WRITTEN REQUEST
Locate all lines in the data below that hold "matplotlib" and show them.

GIVEN DATA

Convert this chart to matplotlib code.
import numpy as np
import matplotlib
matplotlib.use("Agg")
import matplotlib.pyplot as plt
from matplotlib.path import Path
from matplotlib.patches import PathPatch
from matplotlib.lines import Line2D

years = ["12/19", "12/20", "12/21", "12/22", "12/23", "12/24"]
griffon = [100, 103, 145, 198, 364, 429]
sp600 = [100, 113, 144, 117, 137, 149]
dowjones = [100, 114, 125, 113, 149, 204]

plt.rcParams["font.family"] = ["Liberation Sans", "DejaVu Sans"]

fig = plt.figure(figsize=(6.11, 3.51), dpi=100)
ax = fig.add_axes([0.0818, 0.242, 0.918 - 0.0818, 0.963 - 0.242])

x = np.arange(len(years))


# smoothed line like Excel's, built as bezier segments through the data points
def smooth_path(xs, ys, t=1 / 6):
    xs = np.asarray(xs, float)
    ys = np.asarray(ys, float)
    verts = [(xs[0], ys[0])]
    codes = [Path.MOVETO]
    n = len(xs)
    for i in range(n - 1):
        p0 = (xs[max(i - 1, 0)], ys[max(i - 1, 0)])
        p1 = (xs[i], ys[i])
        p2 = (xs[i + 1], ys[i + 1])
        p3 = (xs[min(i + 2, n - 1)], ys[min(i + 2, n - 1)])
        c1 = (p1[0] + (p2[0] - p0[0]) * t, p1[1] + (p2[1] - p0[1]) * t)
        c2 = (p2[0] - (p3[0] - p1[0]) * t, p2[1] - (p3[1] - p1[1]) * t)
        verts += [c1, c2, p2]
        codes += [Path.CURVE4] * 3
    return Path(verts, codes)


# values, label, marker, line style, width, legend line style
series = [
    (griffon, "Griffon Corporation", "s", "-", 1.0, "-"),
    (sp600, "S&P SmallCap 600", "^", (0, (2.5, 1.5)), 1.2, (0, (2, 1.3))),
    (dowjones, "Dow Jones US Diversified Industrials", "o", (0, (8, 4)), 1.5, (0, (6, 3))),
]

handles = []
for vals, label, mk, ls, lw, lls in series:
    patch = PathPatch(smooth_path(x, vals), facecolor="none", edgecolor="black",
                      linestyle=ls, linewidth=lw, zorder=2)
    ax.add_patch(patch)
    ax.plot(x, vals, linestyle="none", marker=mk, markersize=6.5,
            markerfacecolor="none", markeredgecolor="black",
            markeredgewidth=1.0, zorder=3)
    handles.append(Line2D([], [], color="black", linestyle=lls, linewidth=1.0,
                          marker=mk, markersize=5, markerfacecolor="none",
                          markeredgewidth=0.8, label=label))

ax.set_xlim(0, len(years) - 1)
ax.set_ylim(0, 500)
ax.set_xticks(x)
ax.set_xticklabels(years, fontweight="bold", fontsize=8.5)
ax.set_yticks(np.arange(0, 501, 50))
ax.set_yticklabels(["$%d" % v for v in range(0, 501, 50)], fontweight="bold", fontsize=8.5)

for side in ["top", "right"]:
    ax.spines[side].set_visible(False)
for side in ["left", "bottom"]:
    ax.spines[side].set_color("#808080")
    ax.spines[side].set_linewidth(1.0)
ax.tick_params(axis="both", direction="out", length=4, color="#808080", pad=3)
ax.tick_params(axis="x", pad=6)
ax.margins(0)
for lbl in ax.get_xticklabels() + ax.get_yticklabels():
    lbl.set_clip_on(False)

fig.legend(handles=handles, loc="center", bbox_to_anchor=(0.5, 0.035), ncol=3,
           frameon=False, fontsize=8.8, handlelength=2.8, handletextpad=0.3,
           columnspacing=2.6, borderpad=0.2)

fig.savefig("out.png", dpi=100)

WORKED SOLUTION
Convert this chart to matplotlib code.
import matplotlib
matplotlib.use("Agg")
import matplotlib.pyplot as plt
from matplotlib.path import Path
from matplotlib.patches import PathPatch
from matplotlib.lines import Line2D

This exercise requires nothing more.